## Task brief
Reproduce, exactly and in full, the lines from the one with "Clone this diagram in TikZ." through the one with "(outA) at (282,1188);" in the data below; drop pictures.
============================================================
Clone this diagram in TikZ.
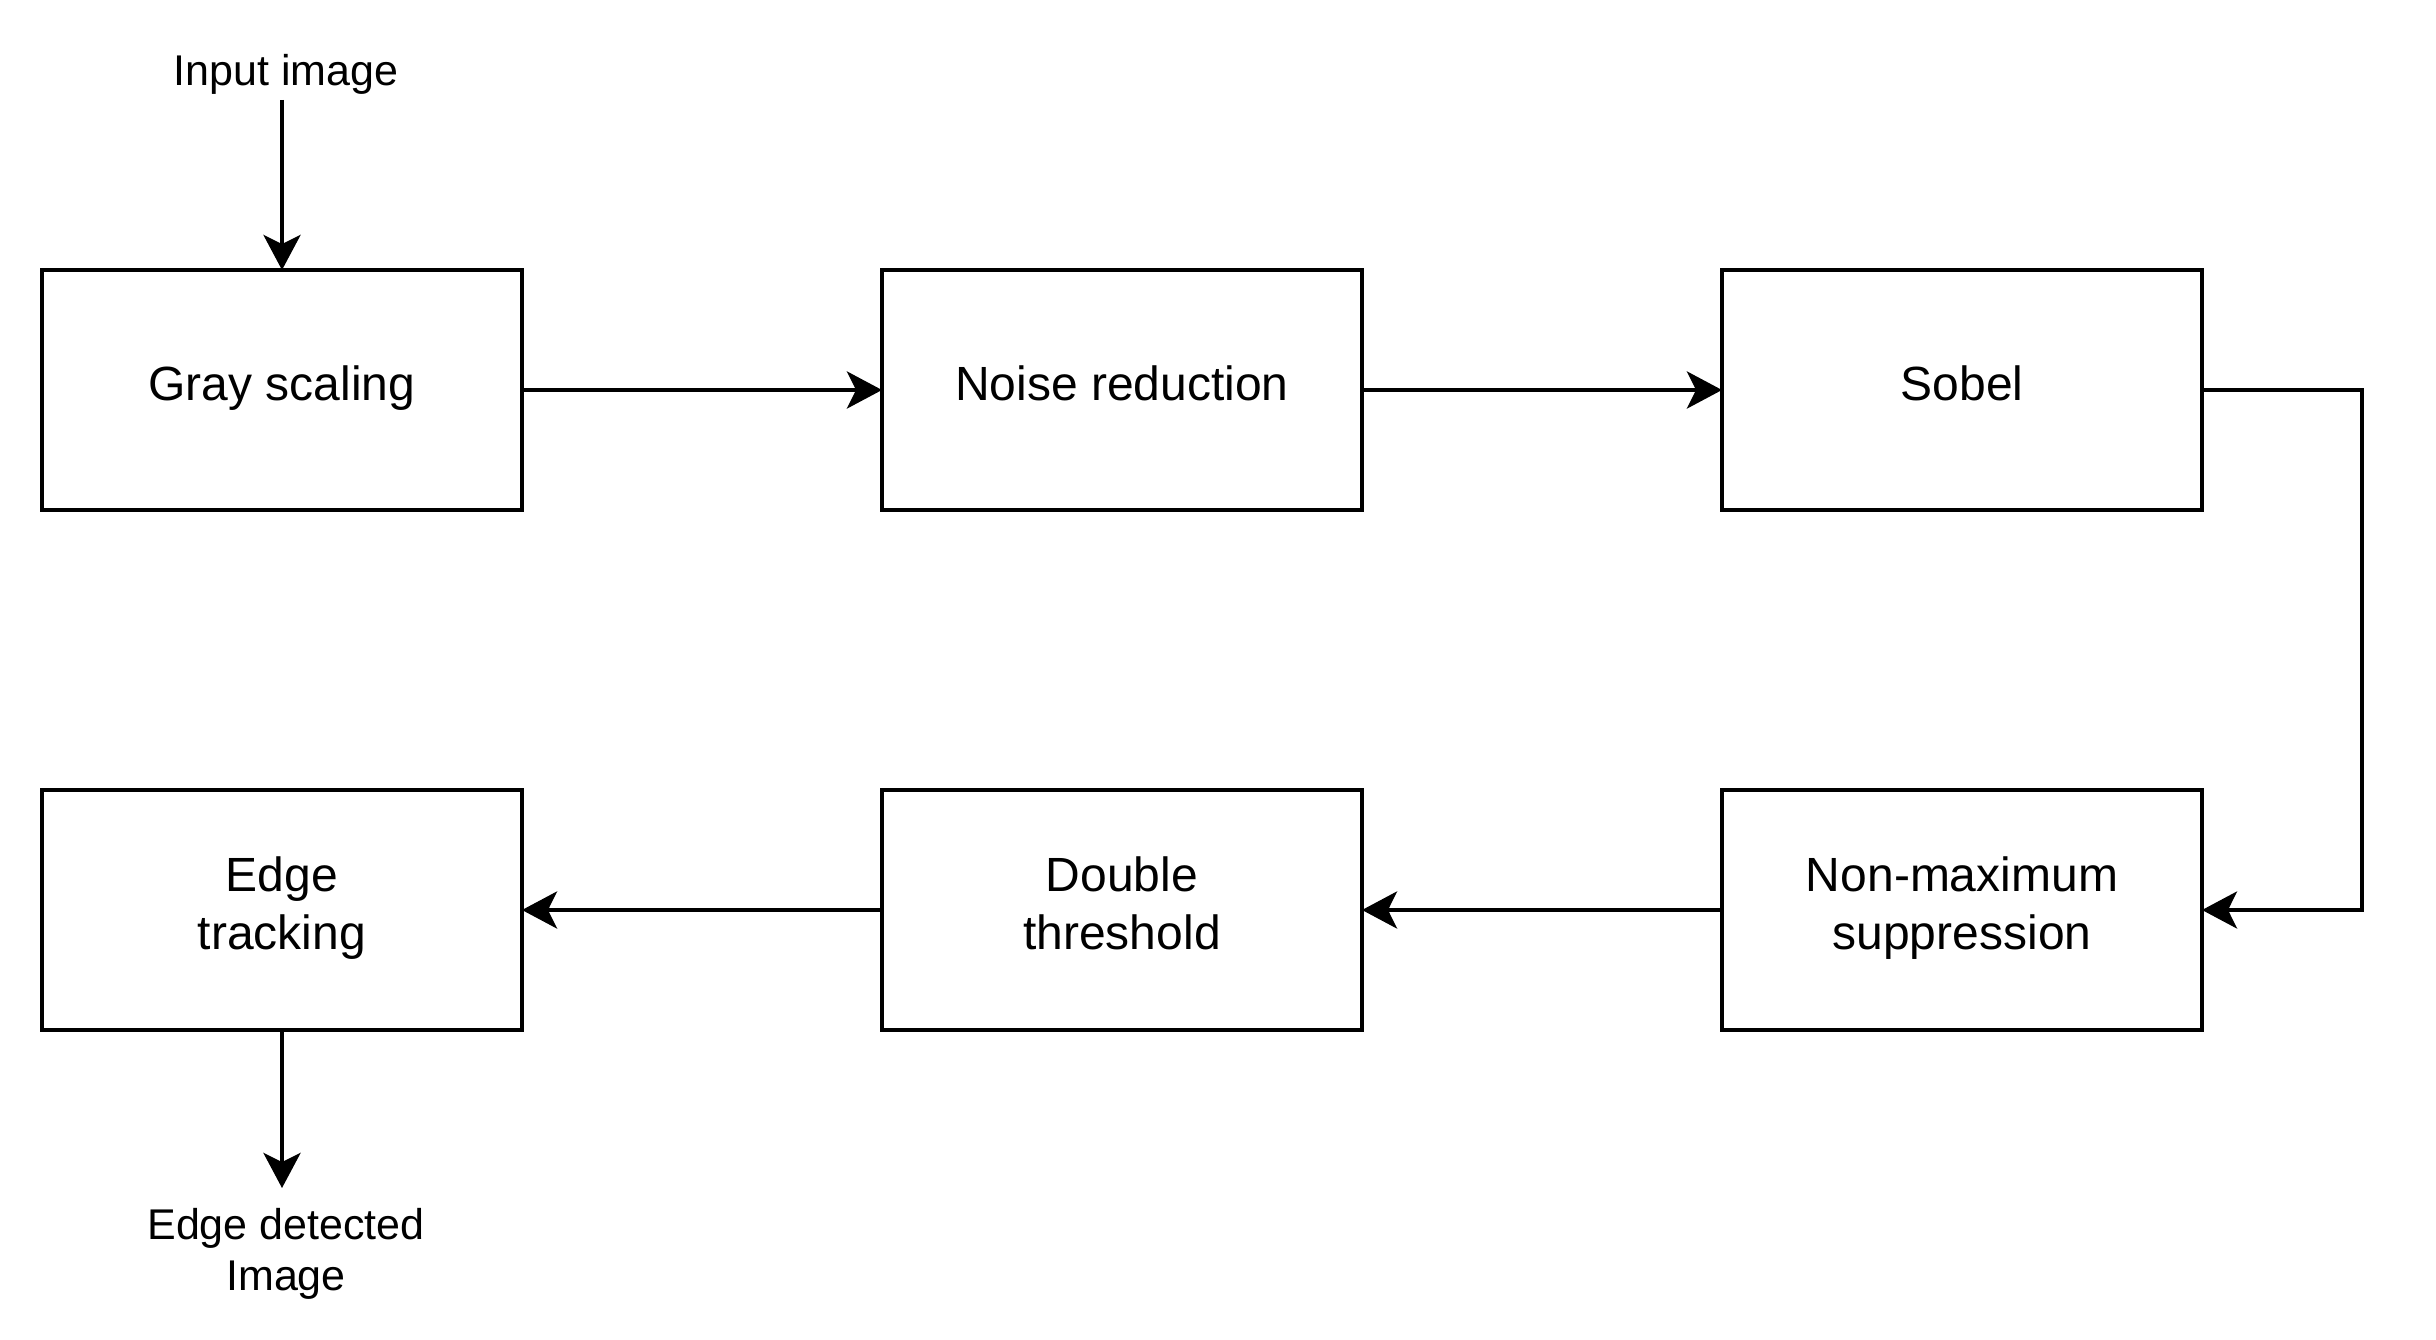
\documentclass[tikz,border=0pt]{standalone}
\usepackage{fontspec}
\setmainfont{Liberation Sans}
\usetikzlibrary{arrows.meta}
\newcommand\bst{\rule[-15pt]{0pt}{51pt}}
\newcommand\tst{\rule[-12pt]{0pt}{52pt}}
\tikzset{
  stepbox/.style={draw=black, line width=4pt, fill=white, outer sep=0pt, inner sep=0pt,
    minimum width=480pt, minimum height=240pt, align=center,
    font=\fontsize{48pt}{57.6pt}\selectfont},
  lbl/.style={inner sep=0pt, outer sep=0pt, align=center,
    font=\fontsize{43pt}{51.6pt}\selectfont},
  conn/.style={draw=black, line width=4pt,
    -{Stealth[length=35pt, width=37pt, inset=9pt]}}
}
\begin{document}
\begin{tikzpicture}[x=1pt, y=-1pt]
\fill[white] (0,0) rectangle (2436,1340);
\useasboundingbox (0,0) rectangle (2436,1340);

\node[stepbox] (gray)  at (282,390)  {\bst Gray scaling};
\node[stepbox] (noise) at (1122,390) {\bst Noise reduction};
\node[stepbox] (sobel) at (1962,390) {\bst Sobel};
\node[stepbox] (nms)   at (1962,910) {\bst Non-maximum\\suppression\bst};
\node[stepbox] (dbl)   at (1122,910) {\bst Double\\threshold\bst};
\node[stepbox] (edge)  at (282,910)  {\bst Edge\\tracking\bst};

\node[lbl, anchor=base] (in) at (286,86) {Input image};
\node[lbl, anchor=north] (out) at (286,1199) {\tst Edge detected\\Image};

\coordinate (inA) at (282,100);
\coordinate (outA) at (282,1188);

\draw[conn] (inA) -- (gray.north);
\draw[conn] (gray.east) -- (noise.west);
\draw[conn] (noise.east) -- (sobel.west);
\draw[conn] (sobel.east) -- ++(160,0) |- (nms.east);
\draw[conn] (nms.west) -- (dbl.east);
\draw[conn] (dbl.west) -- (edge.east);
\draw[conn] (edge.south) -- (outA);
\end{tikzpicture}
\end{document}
============================================================
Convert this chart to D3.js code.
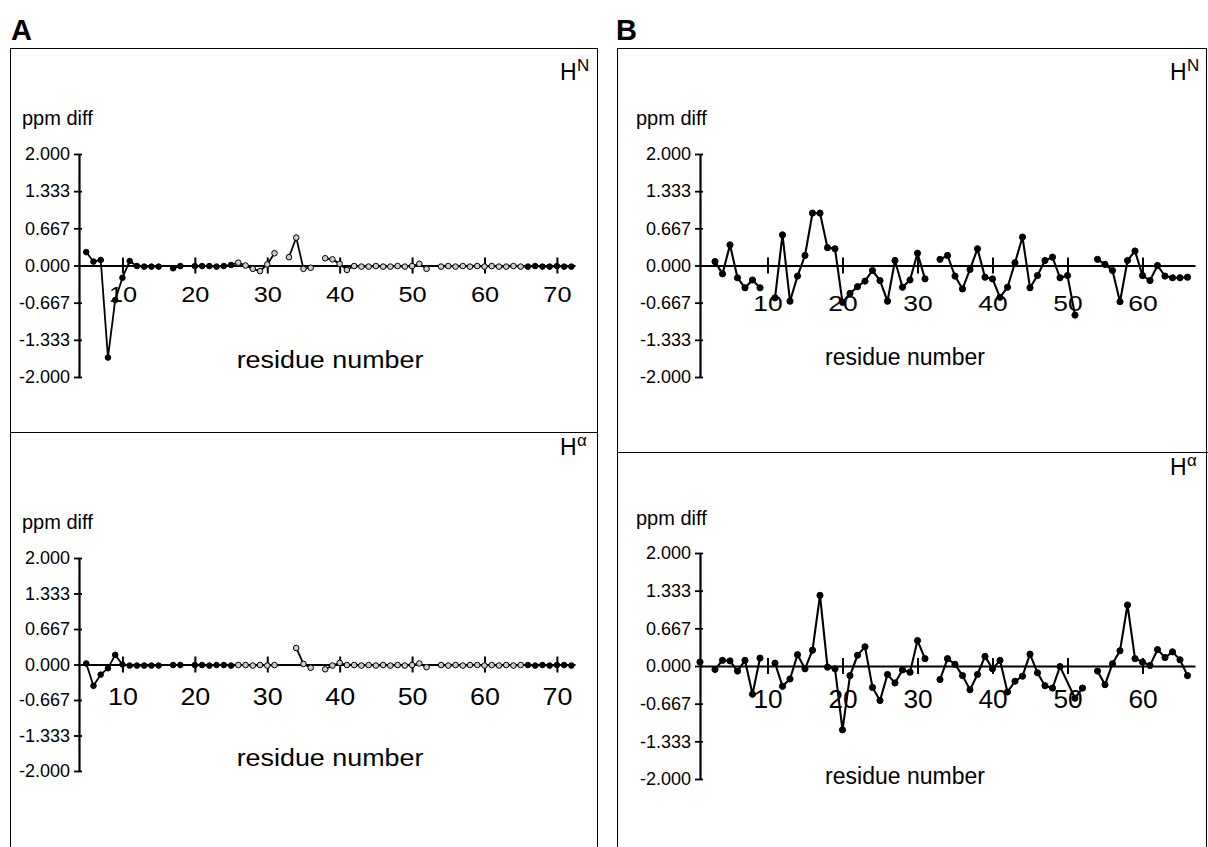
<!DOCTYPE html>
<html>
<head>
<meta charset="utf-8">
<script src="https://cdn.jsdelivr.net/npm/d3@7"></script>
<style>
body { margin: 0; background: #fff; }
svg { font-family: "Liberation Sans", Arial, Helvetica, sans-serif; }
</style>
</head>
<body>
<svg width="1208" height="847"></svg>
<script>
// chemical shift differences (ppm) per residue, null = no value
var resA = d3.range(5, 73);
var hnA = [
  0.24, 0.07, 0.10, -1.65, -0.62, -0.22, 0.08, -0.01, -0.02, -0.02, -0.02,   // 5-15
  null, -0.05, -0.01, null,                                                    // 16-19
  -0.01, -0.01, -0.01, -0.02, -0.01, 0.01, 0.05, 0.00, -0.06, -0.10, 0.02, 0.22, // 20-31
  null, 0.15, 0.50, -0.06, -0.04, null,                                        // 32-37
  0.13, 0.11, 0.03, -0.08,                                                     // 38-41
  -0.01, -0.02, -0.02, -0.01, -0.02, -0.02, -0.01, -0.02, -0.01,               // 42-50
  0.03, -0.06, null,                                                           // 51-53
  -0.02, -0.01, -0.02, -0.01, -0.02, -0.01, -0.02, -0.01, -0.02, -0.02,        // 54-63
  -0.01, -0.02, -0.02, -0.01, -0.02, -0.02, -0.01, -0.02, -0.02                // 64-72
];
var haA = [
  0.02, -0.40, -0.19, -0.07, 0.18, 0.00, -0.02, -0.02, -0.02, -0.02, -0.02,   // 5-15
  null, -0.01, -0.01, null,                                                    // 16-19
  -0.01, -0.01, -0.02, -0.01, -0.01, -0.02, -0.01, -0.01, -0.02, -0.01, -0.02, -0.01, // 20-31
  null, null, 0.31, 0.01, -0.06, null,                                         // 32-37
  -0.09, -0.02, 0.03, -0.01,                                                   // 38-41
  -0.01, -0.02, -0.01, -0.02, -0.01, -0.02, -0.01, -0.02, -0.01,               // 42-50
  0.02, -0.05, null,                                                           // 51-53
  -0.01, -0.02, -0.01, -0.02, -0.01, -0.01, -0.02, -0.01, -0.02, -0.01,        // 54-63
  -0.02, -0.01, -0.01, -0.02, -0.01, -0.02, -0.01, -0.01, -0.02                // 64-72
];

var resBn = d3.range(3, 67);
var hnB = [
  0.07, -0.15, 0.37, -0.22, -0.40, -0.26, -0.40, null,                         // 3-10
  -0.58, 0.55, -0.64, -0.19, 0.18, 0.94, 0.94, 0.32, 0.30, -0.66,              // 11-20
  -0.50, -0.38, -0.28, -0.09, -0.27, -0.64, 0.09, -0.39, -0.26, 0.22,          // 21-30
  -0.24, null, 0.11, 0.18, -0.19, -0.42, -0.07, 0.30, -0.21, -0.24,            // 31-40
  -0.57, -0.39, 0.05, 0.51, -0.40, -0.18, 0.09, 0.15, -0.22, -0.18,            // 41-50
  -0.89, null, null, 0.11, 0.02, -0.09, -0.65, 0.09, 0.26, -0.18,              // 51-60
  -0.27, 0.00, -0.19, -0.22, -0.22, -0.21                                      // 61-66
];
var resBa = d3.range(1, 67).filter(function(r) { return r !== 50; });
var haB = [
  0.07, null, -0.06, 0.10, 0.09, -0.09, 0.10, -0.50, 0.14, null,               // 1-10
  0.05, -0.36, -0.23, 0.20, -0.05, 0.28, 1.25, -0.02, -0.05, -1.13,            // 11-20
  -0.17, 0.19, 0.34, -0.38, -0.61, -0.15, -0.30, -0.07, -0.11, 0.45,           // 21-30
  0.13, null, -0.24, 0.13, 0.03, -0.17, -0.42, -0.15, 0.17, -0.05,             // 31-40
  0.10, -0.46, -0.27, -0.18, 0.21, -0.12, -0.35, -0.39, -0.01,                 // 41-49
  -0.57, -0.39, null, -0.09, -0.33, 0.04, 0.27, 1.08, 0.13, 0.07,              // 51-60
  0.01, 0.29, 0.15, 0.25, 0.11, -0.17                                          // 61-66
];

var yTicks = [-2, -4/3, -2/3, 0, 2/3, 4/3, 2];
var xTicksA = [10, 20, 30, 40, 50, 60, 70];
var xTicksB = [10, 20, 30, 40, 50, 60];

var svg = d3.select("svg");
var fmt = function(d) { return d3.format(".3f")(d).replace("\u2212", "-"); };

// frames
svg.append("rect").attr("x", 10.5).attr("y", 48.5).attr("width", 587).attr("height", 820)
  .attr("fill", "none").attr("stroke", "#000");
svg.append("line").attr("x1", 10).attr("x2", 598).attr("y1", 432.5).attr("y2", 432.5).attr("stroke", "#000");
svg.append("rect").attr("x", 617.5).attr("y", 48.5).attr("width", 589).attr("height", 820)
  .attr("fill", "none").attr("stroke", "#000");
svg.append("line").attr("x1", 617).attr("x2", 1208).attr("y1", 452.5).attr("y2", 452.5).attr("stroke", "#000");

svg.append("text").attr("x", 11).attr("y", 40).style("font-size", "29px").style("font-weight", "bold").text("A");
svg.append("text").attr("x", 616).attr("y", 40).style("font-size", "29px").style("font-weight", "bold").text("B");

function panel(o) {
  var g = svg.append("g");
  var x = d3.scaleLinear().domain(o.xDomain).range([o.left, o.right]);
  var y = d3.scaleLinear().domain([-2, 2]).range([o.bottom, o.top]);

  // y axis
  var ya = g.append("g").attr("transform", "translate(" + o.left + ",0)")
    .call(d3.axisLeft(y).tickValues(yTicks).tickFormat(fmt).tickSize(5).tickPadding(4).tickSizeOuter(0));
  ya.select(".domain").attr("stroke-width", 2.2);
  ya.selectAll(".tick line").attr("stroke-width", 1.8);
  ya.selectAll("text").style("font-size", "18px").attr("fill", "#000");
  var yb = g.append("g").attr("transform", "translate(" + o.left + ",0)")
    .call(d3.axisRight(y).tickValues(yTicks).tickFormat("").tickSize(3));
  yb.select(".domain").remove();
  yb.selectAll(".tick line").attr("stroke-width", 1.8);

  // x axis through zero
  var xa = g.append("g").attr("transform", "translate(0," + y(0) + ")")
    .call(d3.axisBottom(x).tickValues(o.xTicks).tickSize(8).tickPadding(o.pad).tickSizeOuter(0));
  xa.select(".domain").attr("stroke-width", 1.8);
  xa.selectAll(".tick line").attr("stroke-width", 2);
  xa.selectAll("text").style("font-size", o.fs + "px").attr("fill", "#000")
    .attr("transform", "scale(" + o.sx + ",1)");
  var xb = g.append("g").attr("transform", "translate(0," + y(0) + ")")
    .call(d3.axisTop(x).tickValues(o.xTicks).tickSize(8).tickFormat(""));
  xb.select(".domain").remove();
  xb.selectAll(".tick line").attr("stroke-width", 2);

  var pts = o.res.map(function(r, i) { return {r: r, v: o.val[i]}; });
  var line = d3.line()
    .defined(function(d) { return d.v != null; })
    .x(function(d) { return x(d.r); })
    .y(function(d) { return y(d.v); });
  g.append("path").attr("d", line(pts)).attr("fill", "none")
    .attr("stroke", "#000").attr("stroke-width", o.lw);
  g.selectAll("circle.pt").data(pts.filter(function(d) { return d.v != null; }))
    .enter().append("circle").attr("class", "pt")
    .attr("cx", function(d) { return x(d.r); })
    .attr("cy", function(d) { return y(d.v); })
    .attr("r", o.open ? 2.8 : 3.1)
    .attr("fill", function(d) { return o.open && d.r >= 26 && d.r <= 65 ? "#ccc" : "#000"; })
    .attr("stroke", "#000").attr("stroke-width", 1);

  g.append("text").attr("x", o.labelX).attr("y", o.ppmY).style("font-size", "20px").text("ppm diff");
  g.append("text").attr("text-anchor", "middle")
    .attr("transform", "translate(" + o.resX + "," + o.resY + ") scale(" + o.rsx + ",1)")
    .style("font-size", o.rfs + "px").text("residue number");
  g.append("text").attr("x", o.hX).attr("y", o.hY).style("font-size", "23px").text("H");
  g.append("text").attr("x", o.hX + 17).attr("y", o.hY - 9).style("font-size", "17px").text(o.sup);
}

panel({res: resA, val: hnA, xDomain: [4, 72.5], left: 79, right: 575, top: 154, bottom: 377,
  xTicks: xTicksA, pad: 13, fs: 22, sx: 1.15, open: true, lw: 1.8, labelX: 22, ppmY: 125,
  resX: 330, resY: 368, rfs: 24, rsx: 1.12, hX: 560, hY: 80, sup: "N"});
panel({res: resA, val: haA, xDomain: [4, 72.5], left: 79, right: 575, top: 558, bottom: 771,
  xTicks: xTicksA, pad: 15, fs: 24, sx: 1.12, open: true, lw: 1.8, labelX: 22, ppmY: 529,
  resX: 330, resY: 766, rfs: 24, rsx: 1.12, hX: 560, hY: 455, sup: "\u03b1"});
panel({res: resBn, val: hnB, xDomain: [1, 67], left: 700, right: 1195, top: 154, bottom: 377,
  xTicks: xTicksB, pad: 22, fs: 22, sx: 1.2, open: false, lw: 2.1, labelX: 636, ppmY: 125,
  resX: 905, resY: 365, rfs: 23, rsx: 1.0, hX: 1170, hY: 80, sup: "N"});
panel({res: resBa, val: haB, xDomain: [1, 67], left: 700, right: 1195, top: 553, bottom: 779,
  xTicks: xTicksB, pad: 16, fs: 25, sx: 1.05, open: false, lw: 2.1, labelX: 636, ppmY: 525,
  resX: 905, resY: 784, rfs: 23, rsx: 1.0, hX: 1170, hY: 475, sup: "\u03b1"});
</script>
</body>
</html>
============================================================
## Result
Clone this diagram in TikZ.
\documentclass[tikz,border=0pt]{standalone}
\usepackage{fontspec}
\setmainfont{Liberation Sans}
\usetikzlibrary{arrows.meta}
\newcommand\bst{\rule[-15pt]{0pt}{51pt}}
\newcommand\tst{\rule[-12pt]{0pt}{52pt}}
\tikzset{
  stepbox/.style={draw=black, line width=4pt, fill=white, outer sep=0pt, inner sep=0pt,
    minimum width=480pt, minimum height=240pt, align=center,
    font=\fontsize{48pt}{57.6pt}\selectfont},
  lbl/.style={inner sep=0pt, outer sep=0pt, align=center,
    font=\fontsize{43pt}{51.6pt}\selectfont},
  conn/.style={draw=black, line width=4pt,
    -{Stealth[length=35pt, width=37pt, inset=9pt]}}
}
\begin{document}
\begin{tikzpicture}[x=1pt, y=-1pt]
\fill[white] (0,0) rectangle (2436,1340);
\useasboundingbox (0,0) rectangle (2436,1340);

\node[stepbox] (gray)  at (282,390)  {\bst Gray scaling};
\node[stepbox] (noise) at (1122,390) {\bst Noise reduction};
\node[stepbox] (sobel) at (1962,390) {\bst Sobel};
\node[stepbox] (nms)   at (1962,910) {\bst Non-maximum\\suppression\bst};
\node[stepbox] (dbl)   at (1122,910) {\bst Double\\threshold\bst};
\node[stepbox] (edge)  at (282,910)  {\bst Edge\\tracking\bst};

\node[lbl, anchor=base] (in) at (286,86) {Input image};
\node[lbl, anchor=north] (out) at (286,1199) {\tst Edge detected\\Image};

\coordinate (inA) at (282,100);
\coordinate (outA) at (282,1188);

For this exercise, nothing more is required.